Design and analysis of a memristive Hopfield switching neural network and application to privacy protection

This paper considers the problem of making Hopfield neural networks (HNNs) generate multi-scroll chaotic attractors (MSCAs) and applying them to privacy protection. To this end, based on HNNs and memristors, a memristive Hopfield switching neural network (MHSNN) is constructed. Firstly, two memristive Hopfield neural networks (MHNNs) are combined into an MHNN with switching topology by designing a weight-switching mechanism. Then, a bias-switching mechanism is designed subsequently according to the states of the neurons, thereby constructing the MHSNN. It is found that the designed switching functions enable the MHSNN to generate 8-to-12-16-20-scroll chaotic attractors.

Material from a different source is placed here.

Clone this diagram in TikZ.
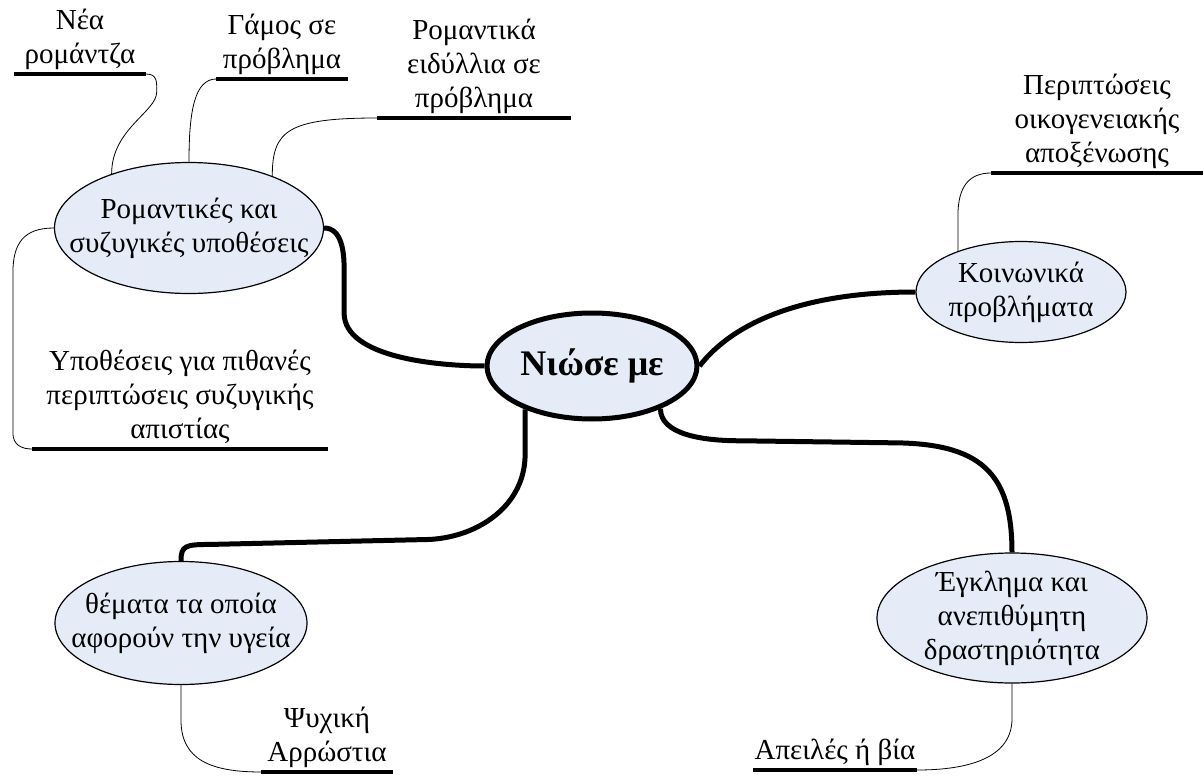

The dynamics analyses verify the existence of the MSCAs, it also exhibits two interesting dynamics phenomena: (1) the number and distribution of the scrolls correspond to the number and the location of the unstable index-2 saddle-focuses (USFs-2); (2) the number of branches in the bifurcation diagrams is half of the number of the scrolls. Moreover, the digital circuit of the MHSNN is designed and verified with the help of a field programmable gate array (FPGA), and the experimental results are displayed on an oscilloscope. Finally, due to the fact that the constructed MHSNN can generate chaotic sequences with higher randomness, an MHSNN-based image encryption scheme is proposed, some comparisons with existing methods verify that the proposed encryption scheme has the advantages of fast operation and easy implementation.